» **Short exercise**:
The listing below must be repeated word for word, with its images excluded.
+++
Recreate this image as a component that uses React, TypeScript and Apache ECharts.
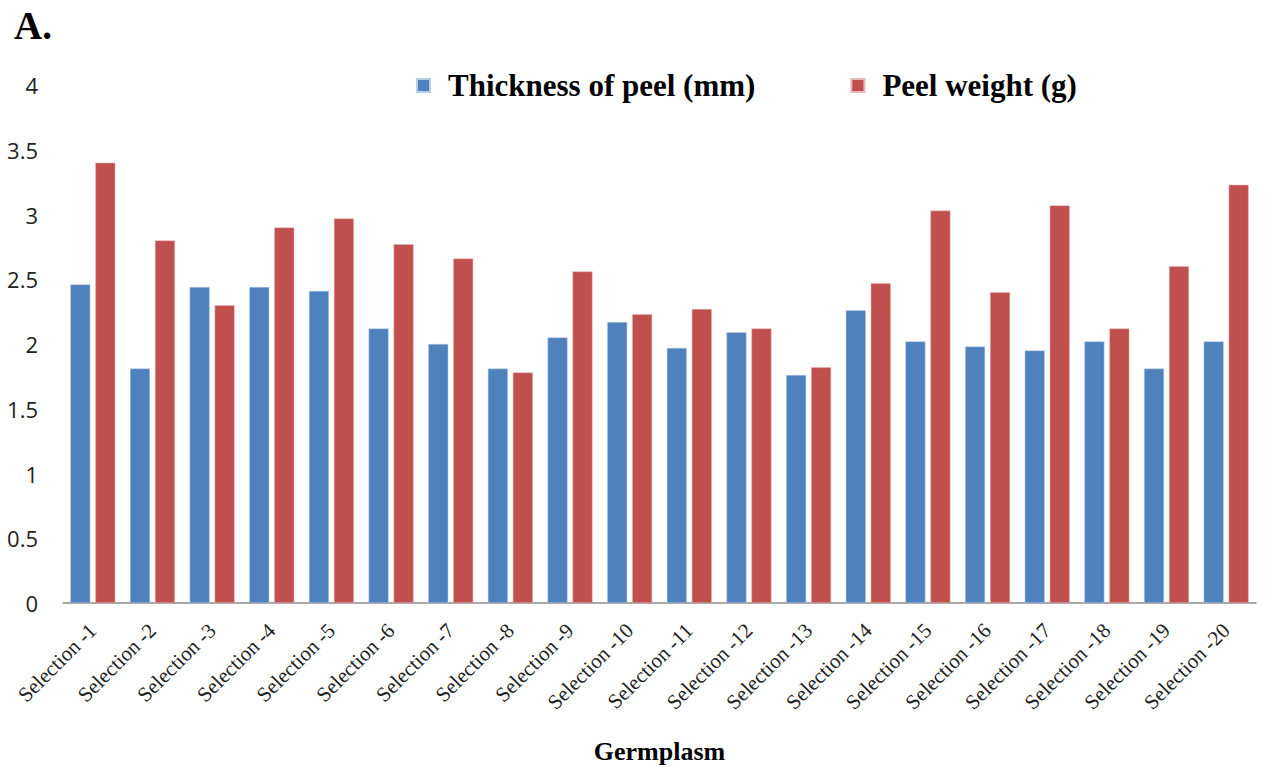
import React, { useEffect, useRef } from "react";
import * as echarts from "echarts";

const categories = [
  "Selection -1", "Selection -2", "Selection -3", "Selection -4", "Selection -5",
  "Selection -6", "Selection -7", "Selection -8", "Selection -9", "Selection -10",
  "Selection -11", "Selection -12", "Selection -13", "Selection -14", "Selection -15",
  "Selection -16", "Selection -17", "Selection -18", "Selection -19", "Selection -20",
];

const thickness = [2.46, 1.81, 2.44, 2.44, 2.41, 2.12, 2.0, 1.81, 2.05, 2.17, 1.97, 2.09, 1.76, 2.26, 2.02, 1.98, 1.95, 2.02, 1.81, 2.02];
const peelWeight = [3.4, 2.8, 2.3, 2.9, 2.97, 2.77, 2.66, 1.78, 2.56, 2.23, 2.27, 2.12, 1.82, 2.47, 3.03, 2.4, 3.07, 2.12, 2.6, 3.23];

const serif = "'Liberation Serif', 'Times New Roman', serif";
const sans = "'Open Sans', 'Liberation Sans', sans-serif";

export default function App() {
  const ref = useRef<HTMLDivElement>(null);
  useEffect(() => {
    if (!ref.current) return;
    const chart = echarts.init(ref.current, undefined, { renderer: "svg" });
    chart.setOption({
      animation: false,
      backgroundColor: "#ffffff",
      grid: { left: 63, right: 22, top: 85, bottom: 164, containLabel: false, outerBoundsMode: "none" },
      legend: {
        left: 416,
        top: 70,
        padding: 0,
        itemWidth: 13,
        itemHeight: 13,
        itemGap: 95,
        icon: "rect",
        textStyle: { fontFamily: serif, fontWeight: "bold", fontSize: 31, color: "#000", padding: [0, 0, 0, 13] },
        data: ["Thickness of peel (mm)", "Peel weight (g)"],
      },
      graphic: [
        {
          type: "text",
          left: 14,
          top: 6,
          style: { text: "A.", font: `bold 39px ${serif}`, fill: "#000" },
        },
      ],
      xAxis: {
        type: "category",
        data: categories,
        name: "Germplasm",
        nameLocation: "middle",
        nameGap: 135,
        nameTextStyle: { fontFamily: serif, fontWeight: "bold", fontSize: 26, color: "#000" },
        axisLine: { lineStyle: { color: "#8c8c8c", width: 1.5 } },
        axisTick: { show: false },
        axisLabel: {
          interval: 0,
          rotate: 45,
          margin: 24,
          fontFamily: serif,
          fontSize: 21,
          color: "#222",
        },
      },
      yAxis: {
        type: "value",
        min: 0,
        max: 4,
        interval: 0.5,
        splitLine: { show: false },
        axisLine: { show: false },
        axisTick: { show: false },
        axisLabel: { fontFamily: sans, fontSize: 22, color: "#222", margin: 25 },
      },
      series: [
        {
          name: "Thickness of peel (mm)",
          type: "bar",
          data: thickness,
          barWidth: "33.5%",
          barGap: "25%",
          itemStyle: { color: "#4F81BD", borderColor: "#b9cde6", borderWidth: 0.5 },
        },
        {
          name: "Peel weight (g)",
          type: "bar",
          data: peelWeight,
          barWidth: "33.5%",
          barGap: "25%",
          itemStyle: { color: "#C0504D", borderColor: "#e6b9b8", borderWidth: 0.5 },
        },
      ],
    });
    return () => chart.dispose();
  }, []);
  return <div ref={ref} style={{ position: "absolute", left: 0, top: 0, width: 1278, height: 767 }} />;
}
+++
» **Answer to the task**:
Recreate this image as a component that uses React, TypeScript and Apache ECharts.
import React, { useEffect, useRef } from "react";
import * as echarts from "echarts";

const categories = [
  "Selection -1", "Selection -2", "Selection -3", "Selection -4", "Selection -5",
  "Selection -6", "Selection -7", "Selection -8", "Selection -9", "Selection -10",
  "Selection -11", "Selection -12", "Selection -13", "Selection -14", "Selection -15",
  "Selection -16", "Selection -17", "Selection -18", "Selection -19", "Selection -20",
];

const thickness = [2.46, 1.81, 2.44, 2.44, 2.41, 2.12, 2.0, 1.81, 2.05, 2.17, 1.97, 2.09, 1.76, 2.26, 2.02, 1.98, 1.95, 2.02, 1.81, 2.02];
const peelWeight = [3.4, 2.8, 2.3, 2.9, 2.97, 2.77, 2.66, 1.78, 2.56, 2.23, 2.27, 2.12, 1.82, 2.47, 3.03, 2.4, 3.07, 2.12, 2.6, 3.23];

const serif = "'Liberation Serif', 'Times New Roman', serif";
const sans = "'Open Sans', 'Liberation Sans', sans-serif";

export default function App() {
  const ref = useRef<HTMLDivElement>(null);
  useEffect(() => {
    if (!ref.current) return;
    const chart = echarts.init(ref.current, undefined, { renderer: "svg" });
    chart.setOption({
      animation: false,
      backgroundColor: "#ffffff",
      grid: { left: 63, right: 22, top: 85, bottom: 164, containLabel: false, outerBoundsMode: "none" },
      legend: {
        left: 416,
        top: 70,
        padding: 0,
        itemWidth: 13,
        itemHeight: 13,
        itemGap: 95,
        icon: "rect",
        textStyle: { fontFamily: serif, fontWeight: "bold", fontSize: 31, color: "#000", padding: [0, 0, 0, 13] },
        data: ["Thickness of peel (mm)", "Peel weight (g)"],
      },
      graphic: [
        {
          type: "text",
          left: 14,
          top: 6,
          style: { text: "A.", font: `bold 39px ${serif}`, fill: "#000" },
        },
      ],
      xAxis: {
        type: "category",
        data: categories,
        name: "Germplasm",
        nameLocation: "middle",
        nameGap: 135,
        nameTextStyle: { fontFamily: serif, fontWeight: "bold", fontSize: 26, color: "#000" },
        axisLine: { lineStyle: { color: "#8c8c8c", width: 1.5 } },
        axisTick: { show: false },
        axisLabel: {
          interval: 0,
          rotate: 45,
          margin: 24,
          fontFamily: serif,
          fontSize: 21,
          color: "#222",
        },
      },
      yAxis: {
        type: "value",
        min: 0,
        max: 4,
        interval: 0.5,
        splitLine: { show: false },
        axisLine: { show: false },
        axisTick: { show: false },
        axisLabel: { fontFamily: sans, fontSize: 22, color: "#222", margin: 25 },
      },
      series: [
        {
          name: "Thickness of peel (mm)",
          type: "bar",
          data: thickness,
          barWidth: "33.5%",
          barGap: "25%",
          itemStyle: { color: "#4F81BD", borderColor: "#b9cde6", borderWidth: 0.5 },
        },
        {
          name: "Peel weight (g)",
          type: "bar",
          data: peelWeight,
          barWidth: "33.5%",
          barGap: "25%",
          itemStyle: { color: "#C0504D", borderColor: "#e6b9b8", borderWidth: 0.5 },
        },
      ],
    });
    return () => chart.dispose();
  }, []);
  return <div ref={ref} style={{ position: "absolute", left: 0, top: 0, width: 1278, height: 767 }} />;
}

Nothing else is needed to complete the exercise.